For “Plandemic,” though, Martin shifts his focus away from “the software, data sciences and social media industry.” Instead, he takes aim largely at government entities.

Martin claims that the Centers for Disease Control and Prevention saw “the possibility of a gold strike” when the SARS epidemic arose in 2003.

“They saw that a virus they knew could be easily manipulated was something that was very valuable,” he says, pointing to a patent filed by the CDC that year. The patent covered the isolated virus that causes SARS and ways to detect it.

Skimming across the screen while Martin makes that claim is a headline for a November 2003 news story about the race to patent the virus. However, that story doesn’t support his argument. It actually explains that the CDC wasn’t pursuing the patent for profit. Rather, it was doing so to keep others from monopolizing research.

“The whole purpose of the patent is to prevent folks from controlling the technology,” the story quotes CDC spokesman Llelwyn Grant as saying. “This is being done to give the industry and other researchers reasonable access to the samples.”

Similarly, the director of the CDC at the time, Dr.

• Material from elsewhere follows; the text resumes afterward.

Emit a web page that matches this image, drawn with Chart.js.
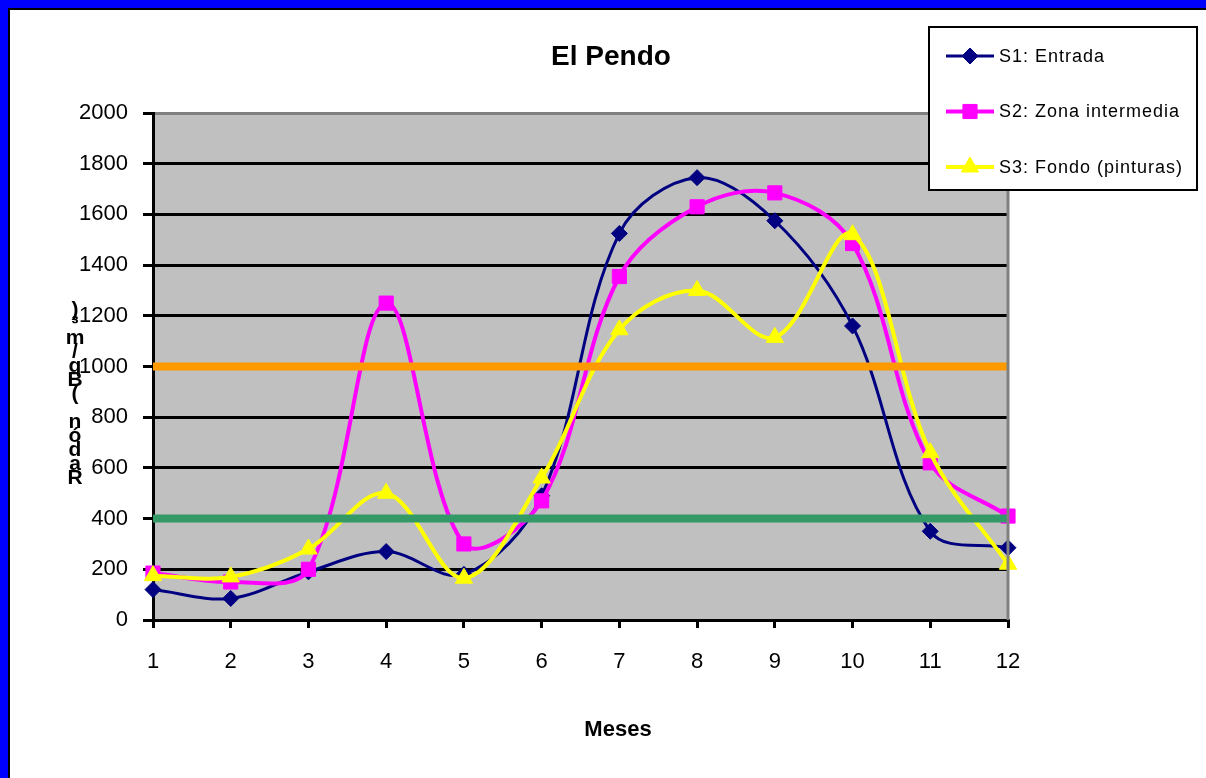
<!DOCTYPE html>
<html>
<head>
<meta charset="utf-8">
<script src="https://cdn.jsdelivr.net/npm/chart.js@4.4.1/dist/chart.umd.min.js"></script>
<style>
  html, body { margin:0; padding:0; background:#fff; }
  #wrap { width:1206px; height:778px; }
</style>
</head>
<body>
<div id="wrap"><canvas id="chart" width="1206" height="778"></canvas></div>
<script>
// Data
const months = [1,2,3,4,5,6,7,8,9,10,11,12];
const s1Entrada = [120,85,190,270,180,490,1525,1745,1575,1160,350,285];
const s2Intermedia = [185,150,200,1250,300,470,1355,1630,1685,1485,620,410];
const s3Fondo = [175,170,280,500,165,560,1145,1300,1115,1520,660,220];
const limitHigh = 1000;
const limitLow = 400;
const yTicks = [0,200,400,600,800,1000,1200,1400,1600,1800,2000];

const FONT = "'Liberation Sans', Arial, sans-serif";
const pts = arr => arr.map((v,i)=>({x:months[i], y:v}));
const flat = v => [{x:months[0], y:v},{x:months[months.length-1], y:v}];

// frame, grey plot background, plot border
const backdrop = {
  id:'backdrop',
  beforeDraw(chart){
    const {ctx, chartArea:a, width, height} = chart;
    ctx.save();
    ctx.fillStyle='#fff'; ctx.fillRect(0,0,width,height);
    ctx.fillStyle='#0000ff'; ctx.fillRect(0,0,width,8); ctx.fillRect(0,0,8,height);
    ctx.fillStyle='#000'; ctx.fillRect(8,8,width-8,2); ctx.fillRect(8,8,2,height-8);
    ctx.fillStyle='#c0c0c0'; ctx.fillRect(a.left,a.top,a.right-a.left,a.bottom-a.top);
    ctx.restore();
  },
  afterDatasetsDraw(chart){
    const {ctx, chartArea:a} = chart;
    ctx.save();
    ctx.strokeStyle='#808080'; ctx.lineWidth=3;
    ctx.beginPath(); ctx.moveTo(a.right,a.top); ctx.lineTo(a.right,a.bottom); ctx.stroke();
    ctx.restore();
  }
};

// titles + legend box
const labels = {
  id:'labels',
  afterDraw(chart){
    const {ctx} = chart;
    ctx.save();
    ctx.fillStyle='#000';
    ctx.textAlign='center'; ctx.textBaseline='middle';
    ctx.font='bold 28px '+FONT;
    ctx.fillText('El Pendo', 611, 57);
    ctx.font='bold 22px '+FONT;
    ctx.fillText('Meses', 618, 730);
    // y title, characters stacked like the original
    ctx.font='bold 21px '+FONT;
    const yt = Array.from('Radón (Bq/m³)');
    let y = 478;
    yt.forEach(c=>{ if(c!==' ') ctx.fillText(c, 75, y); y -= 14; });
    // legend
    ctx.fillStyle='#fff'; ctx.fillRect(929,27,268,163);
    ctx.strokeStyle='#000'; ctx.lineWidth=2; ctx.strokeRect(929,27,268,163);
    const items = chart.data.datasets.filter(d=>d.label);
    items.forEach((d,i)=>{
      const cy = 56 + i*55.5;
      ctx.strokeStyle=d.borderColor; ctx.lineWidth=d.borderWidth;
      ctx.beginPath(); ctx.moveTo(946,cy); ctx.lineTo(994,cy); ctx.stroke();
      ctx.fillStyle=d.borderColor; ctx.lineWidth=1;
      Chart.helpers.drawPoint(ctx,{pointStyle:d.pointStyle, radius:d.pointRadius, borderWidth:1}, 970, cy);
      ctx.fillStyle='#000'; ctx.textAlign='left'; ctx.font='18px '+FONT;
      ctx.letterSpacing='1px';
      ctx.fillText(d.label, 999, cy + 1);
      ctx.letterSpacing='0px';
    });
    ctx.restore();
  }
};

function series(label, data, color, style, r, w, order){
  return {label, data:pts(data), borderColor:color, backgroundColor:color,
    pointBackgroundColor:color, pointBorderColor:color, pointStyle:style,
    pointRadius:r, pointBorderWidth:1, borderWidth:w, tension:0.35, order, clip:false};
}
function limit(v, color){
  return {label:'', data:flat(v), borderColor:color, borderWidth:8, pointRadius:0,
    tension:0, order:0, clip:false, borderCapStyle:'butt'};
}

new Chart(document.getElementById('chart'), {
  type:'line',
  data:{ datasets:[
    series('S1: Entrada', s1Entrada, '#000080', 'rectRot', 8, 3, 3),
    series('S2: Zona intermedia', s2Intermedia, '#ff00ff', 'rect', 10, 4, 2),
    series('S3: Fondo (pinturas)', s3Fondo, '#ffff00', 'triangle', 10, 4, 1),
    limit(limitHigh, '#ff9900'),
    limit(limitLow, '#339966')
  ]},
  options:{
    responsive:false, animation:false, devicePixelRatio:1,
    layout:{ padding:{ top:113, right:198, left:0, bottom:0 } },
    plugins:{ legend:{display:false}, title:{display:false}, tooltip:{enabled:false} },
    scales:{
      x:{
        type:'linear', min:1, max:12,
        afterFit(s){ s.height = 158; },
        afterBuildTicks(s){ s.ticks = months.map(v=>({value:v})); },
        ticks:{ color:'#000', font:{family:FONT, size:22}, padding:21, callback:v=>String(v) },
        grid:{ drawOnChartArea:false, drawTicks:true, tickLength:8, color:'#000', lineWidth:3 },
        border:{ color:'#000', width:3 }
      },
      y:{
        min:0, max:2000,
        afterFit(s){ s.width = 153; },
        afterBuildTicks(s){ s.ticks = yTicks.map(v=>({value:v})); },
        ticks:{ color:'#000', font:{family:FONT, size:22}, padding:15, callback:v=>String(v) },
        grid:{ color:c=> c.tick && c.tick.value===2000 ? '#808080' : '#000', tickColor:'#000',
               lineWidth:3, tickLength:10 },
        border:{ color:'#000', width:3 }
      }
    }
  },
  plugins:[backdrop, labels]
});
</script>
</body>
</html>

Julie Gerberding, told reporters that filing for the patent was “a protective measure to make sure that the access to the virus remains open for everyone.”

“The concern that the federal government is looking at right now is that we could be locked out of this opportunity to work with this virus if it’s patented by someone else, and so by initiating steps to secure patent rights, we assure that we will be able to continue to make the virus and the products from the virus available in the public domain, and that we can continue to promote the rapid technological transfer of this biomedical information into tools and products that are useful to patients,” Gerberding said in a May 2003 telebriefing.

So, Martin’s claim is at odds with the CDC’s publicly stated motivation, and he offers no evidence to support his argument.

Next, Martin claims that federal law wouldn’t have allowed for a patent on that isolated virus.

Again, he’s wrong.

Instead of reading from U.S. patent law, as he says he is in the video, Martin reads from a 2013 U.S. Supreme Court decision. That’s an important distinction since the decision, which changed one aspect of patent law that’s relevant here, came 10 years after the CDC filed for a patent related to the virus that causes SARS.

“Nature is prohibited from being patented,” Martin says, claiming that he was quoting from a section of patent law. Building on that, he claims, “either SARS, coronavirus, was manufactured, therefore making a patent on it legal, or it was natural, therefore making a patent on it illegal.”

But that’s a false dichotomy.

While the Supreme Court did find that “[a] naturally occurring DNA segment is a product of nature and not patent eligible merely because it has been isolated,” that decision came a decade after the CDC sought the patent.

“Isolated genes (that is, genes extracted from a longer DNA sequence) used to be patentable in the past because the courts decided that just the act of extracting them and removing the non-coding segments caused enough of a modification to turn them into patent-eligible things,” Mario Biagioli, a professor at UCLA School of Law, told in an email. “No more.  A few years ago the Supreme Court decided that simply isolating a gene did not change it enough. It remained a ‘product of nature’ and therefore unpatentable.”

So, claiming that the patent is either illegal or the virus was “manufactured” is wrong.